Some quality names in IT and pharma are available at appealing valuations which are attracting smart money into these stocks.
It is time to be stock specific, maybe that’s the approach mutual fund managers are taking right now at a time when the market trades near record highs. The Nifty50 which has come off slightly from its record high but has gained over 17 percent so far in the year 2017.
Fund managers remained selective when they shopped for stocks in the month of May. They remained net buyers in 65 percent of the Nifty50 stocks, Motilal Oswal said in a report.
Stocks in which funds have more than 2 percent stake include names like Kotak Mahindra Bank, HDFC, Sun Pharma, Tata Steel, Power Grid, Infosys, TCS, L&T, State Bank of India, ITC, M&M, ICICI Bank, Eicher Motors etc. among others.
The Equity asset under management (AUM) rose for the sixth consecutive month in May to scale a new high of Rs 5.2 trillion, highlighted the report.
In the month of May, MFs showed interest in private banks, metals, consumer, technology, auto and infrastructure — these sectors saw a MoM increase in weights.
Among the Nifty50 names, top conviction buys include names like HDFC Bank where almost 19 funds have more than 2 percent exposure, followed by ICICI Bank with 16 funds having an exposure of 2 percent and 12 funds have exposure to State Bank of India.
Almost 5 funds have exposure in both Kotak Mahindra Bank and HDFC while 4 funds have exposure in Yes Bank and 3 funds have holdings in Axis Bank.
Rate sensitive stocks have been fund managers’ darling in the last few months especially private sector banks. Private Banks sectoral weight rose 17.3 percent which as the top sector holding in May, followed by Auto (10.7 percent), Capital Goods (8.7 percent) and NBFC (7 percent).
“Since banks are a play on the economy, they can sustain earnings growth for a long time. Particularly, ICICI Bank is attractively valued while HDFC and Kotak are high-quality stocks that have a track record of delivering superior returns,” Dr VK Vijayakumar, Chief Investment Strategist, Geojit Financial Services told Moneycontrol.
Among the IT or technology sector names Infosys remained in the spotlight.

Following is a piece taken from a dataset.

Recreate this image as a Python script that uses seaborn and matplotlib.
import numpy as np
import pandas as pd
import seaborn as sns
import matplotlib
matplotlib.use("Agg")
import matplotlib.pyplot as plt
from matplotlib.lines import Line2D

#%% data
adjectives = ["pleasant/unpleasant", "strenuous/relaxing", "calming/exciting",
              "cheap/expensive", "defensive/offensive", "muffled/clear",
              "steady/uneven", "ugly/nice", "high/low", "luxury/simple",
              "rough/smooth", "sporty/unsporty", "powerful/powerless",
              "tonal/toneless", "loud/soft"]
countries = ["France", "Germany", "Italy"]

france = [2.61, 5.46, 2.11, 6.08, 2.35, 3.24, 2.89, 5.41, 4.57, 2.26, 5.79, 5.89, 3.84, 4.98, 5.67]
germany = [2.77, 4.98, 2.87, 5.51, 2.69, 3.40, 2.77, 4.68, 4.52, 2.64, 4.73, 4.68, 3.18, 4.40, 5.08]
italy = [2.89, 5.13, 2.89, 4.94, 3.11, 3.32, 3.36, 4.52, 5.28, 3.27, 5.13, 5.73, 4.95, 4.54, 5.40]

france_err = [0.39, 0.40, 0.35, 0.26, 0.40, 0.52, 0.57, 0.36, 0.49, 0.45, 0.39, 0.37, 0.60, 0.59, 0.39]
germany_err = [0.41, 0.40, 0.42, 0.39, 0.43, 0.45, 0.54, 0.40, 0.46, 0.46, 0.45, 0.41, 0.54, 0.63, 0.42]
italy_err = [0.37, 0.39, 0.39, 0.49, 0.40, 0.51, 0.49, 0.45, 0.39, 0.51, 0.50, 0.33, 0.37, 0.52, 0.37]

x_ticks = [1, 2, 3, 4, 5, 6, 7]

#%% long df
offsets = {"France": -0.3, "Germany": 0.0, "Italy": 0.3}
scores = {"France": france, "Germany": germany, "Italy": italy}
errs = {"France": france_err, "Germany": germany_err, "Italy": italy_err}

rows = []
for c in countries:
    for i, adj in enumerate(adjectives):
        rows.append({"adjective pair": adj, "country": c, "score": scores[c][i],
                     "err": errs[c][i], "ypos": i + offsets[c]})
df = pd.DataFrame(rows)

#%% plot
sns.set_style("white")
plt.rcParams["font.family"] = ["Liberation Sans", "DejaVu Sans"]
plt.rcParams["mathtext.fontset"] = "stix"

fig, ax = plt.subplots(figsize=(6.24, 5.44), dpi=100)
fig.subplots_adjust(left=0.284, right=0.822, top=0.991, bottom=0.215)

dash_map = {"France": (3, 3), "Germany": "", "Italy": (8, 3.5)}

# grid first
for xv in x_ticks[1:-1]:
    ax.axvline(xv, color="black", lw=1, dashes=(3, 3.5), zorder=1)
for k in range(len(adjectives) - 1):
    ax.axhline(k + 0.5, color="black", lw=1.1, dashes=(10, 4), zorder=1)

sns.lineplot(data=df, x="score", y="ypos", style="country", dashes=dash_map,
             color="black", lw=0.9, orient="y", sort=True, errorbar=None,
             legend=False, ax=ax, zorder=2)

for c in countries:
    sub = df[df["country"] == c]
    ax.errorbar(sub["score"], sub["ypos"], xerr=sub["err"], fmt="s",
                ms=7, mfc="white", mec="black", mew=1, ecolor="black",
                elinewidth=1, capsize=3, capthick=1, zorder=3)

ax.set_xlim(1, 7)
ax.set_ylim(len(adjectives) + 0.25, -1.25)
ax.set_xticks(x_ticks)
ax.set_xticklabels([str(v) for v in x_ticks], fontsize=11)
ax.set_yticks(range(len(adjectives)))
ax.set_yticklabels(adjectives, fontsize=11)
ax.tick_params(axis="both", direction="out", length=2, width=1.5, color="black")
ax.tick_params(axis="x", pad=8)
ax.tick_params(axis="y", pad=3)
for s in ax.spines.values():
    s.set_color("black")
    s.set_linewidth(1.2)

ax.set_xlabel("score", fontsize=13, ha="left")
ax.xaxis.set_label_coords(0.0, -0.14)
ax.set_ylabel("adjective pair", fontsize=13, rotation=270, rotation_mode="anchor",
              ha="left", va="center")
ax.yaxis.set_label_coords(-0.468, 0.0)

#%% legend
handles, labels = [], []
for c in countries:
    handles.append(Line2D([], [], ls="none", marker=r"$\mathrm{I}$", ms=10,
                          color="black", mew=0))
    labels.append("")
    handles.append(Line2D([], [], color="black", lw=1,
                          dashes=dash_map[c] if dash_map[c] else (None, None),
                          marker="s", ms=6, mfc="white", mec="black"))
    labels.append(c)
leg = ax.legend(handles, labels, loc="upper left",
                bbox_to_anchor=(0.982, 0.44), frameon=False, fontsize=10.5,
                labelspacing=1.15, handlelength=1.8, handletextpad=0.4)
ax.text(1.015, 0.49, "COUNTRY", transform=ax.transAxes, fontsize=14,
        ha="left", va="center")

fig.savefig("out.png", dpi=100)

Despite global headwinds which have contracted margin for some of the top IT companies, almost 11 funds have holdings of more than 2 percent in Infosys while for TCS it is just 1 fund.
Mutual funds are betting on stocks which have good earnings visibility are stocks from sectors like IT and pharma which are facing some headwinds are valued very low.
Some quality names in both these segments are available at attractive valuations which are attracting smart money into these stocks.
“Clarity from Managements of IT majors on underperformance has helped to rope in some Bargain Hunters into the sector,” Rajesh Shanbhag, Advisory Head – Alternate Channels, Way2Wealth Brokers Pvt. Ltd told Moneycontrol.“However, Indian Prime Minister’s meet with US President which is scheduled for this month-end will be closely watched where the H1 B VISA issue is to be addressed,” he said.